The Thrill (and Occasional Disappointment) of Movie-Location Tourism
Everyone wants to see where their favorite movie or television show was filmed. But things may not be as they appear.
The House of Dragons, HBO’s Game of Thrones prequel, is a big hit, which means locations where the series is being filmed are already preparing for an influx of visitors — especially Cornwall and Derbyshire in the U.K., and parts of Spain and Portugal.
Movie-and-TV-tourism is now big business — in part, because of Game of Thrones. The series was, of course, wildly successful, and frequently filmed on-location in an epic, cinematic style.
As a result, the locations often looked so spectacular that many people wanted to see them for themselves. Dubrovnik, Croatia, where they filmed many exteriors for King’s Landing, supposedly doubled its number of visitors since the show debuted.
Game of Thrones wasn’t the sole cause of all this new tourism to Dubrovnik and elsewhere, of course. It’s more accurate to say that the movie-and-TV tourism coincided with two other exploding trends:
The rise of tourism in general, especially international travel. In 1950, only 25 million people took an international trip. In 2018, right before Covid, an incredible 1.4 billion people did.
The rise of entertainment fandoms, which has changed the way many people relate to and interact with TV and movies. In short, people may now have an even stronger emotional connection to the media they enjoy.
Indeed, when initial filming for The Lord of the Rings movies was completed in December 2002, many of the temporary sets were struck — in part because no one knew what a phenomenon the films would become, but also because movie tourism and fandoms in general were not yet the things they would become.
But when The Hobbit prequel movies were filmed in 2009, the Hobbiton set was built to be permanent, and the sets have since become the basis for an elaborate — and expensive — tourist experience.
These days, almost everywhere Michael and I go, locals are quick to boast of any movie or TV connection.
In fact, sometimes different places lay claim to the exact same movie-location.
The classic 1980 horror movie The Shining is set in a fictional place called the Overlook Hotel.

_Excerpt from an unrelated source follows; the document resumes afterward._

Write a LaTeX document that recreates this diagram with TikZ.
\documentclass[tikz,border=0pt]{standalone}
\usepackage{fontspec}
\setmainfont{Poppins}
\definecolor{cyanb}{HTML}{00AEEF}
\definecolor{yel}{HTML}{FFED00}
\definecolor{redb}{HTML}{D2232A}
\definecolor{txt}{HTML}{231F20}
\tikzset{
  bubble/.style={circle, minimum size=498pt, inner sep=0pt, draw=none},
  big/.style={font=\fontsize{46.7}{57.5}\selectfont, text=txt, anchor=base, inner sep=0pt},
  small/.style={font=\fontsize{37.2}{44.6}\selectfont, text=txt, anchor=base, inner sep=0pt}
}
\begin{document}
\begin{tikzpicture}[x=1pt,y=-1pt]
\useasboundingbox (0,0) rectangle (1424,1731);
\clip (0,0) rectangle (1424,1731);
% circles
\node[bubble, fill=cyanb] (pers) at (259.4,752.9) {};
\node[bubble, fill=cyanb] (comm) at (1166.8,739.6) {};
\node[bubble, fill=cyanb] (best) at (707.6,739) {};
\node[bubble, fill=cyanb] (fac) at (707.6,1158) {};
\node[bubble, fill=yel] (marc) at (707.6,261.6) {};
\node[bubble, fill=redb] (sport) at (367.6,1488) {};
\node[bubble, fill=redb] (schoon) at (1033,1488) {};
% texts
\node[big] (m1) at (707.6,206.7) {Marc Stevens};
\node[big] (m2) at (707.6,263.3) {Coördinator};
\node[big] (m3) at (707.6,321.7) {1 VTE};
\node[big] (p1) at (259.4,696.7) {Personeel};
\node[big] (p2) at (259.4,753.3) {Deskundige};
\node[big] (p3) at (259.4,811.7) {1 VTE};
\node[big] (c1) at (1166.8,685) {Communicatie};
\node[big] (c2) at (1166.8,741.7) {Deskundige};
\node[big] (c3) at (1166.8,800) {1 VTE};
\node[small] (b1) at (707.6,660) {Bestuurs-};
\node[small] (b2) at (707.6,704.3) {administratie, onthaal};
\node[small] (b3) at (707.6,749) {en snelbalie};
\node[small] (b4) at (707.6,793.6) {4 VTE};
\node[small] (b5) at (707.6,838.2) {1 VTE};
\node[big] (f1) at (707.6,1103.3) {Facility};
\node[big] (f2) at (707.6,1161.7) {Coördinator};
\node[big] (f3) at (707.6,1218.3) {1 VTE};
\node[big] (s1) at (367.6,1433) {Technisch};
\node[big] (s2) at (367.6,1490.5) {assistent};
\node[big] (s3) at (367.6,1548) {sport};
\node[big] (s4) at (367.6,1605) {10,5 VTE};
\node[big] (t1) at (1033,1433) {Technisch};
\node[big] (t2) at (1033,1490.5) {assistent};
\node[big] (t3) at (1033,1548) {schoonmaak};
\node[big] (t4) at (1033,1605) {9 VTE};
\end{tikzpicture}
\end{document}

The movie’s interiors were all done on soundstages in England, but exteriors were shot at the Timberline Lodge on Mount Hood, Oregon, and they definitely celebrated that connection when we visited.
But Stephen King, who wrote the book the movie is based on, claimed his story was inspired by the Stanley Hotel in Estes Park, Colorado, and when we visited there, it too claimed to be “the Overlook Hotel” from The Shining.

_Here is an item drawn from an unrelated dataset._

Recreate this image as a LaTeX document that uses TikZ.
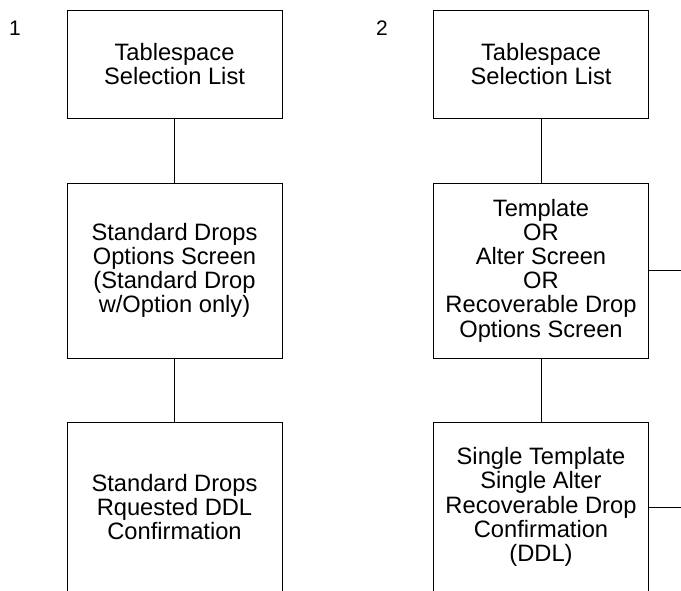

(In fairness, the movie is set in Colorado, and when Stephen King himself wrote and produced a 1997 TV adaptation of his novel, he filmed it at the Stanley Hotel.)
To make things even more confusing, the interior set for The Shining over in England was modeled after the Ahwahnee Hotel at Yosemite Park, California. But that’s probably one factoid too many, isn’t it?
Likewise, the town of Forks, Washington, is the setting for the Twilight books and movies. But author Stephenie Meyer, who wrote the books, had never actually visited the town before the first book was published — she just learned that Forks exists in a temperate rainforest, with not a lot of sunshine, and she figured it would be a place in the United States where dreamy, sparkly vampires might gravitate. Not a single scene of any of the movies was shot in Forks.
But that doesn’t stop the town from putting on an annual Twilight festival.
Of course, people have long enjoyed visiting the locations where movies are shot — and prior to Game of Thrones, it was mostly movies, because television used to be shot almost entirely in soundstages and on cheaper backlots. Television didn’t used to have Game of Thrones amazing cinematography either.
The movies definitely put Puerto Vallarta, Mexico, on the map. It was a sleepy fishing village when the cast and crew descended in 1963 to make the film Night of the Iguana. Interestingly, it wasn’t so much the movie that popularized the town, but all the gossip surrounding star Richard Burton and his then-girlfriend, Elizabeth Taylor, who had accompanied him on-location. Later, director John Huston bought a well-publicized villa there.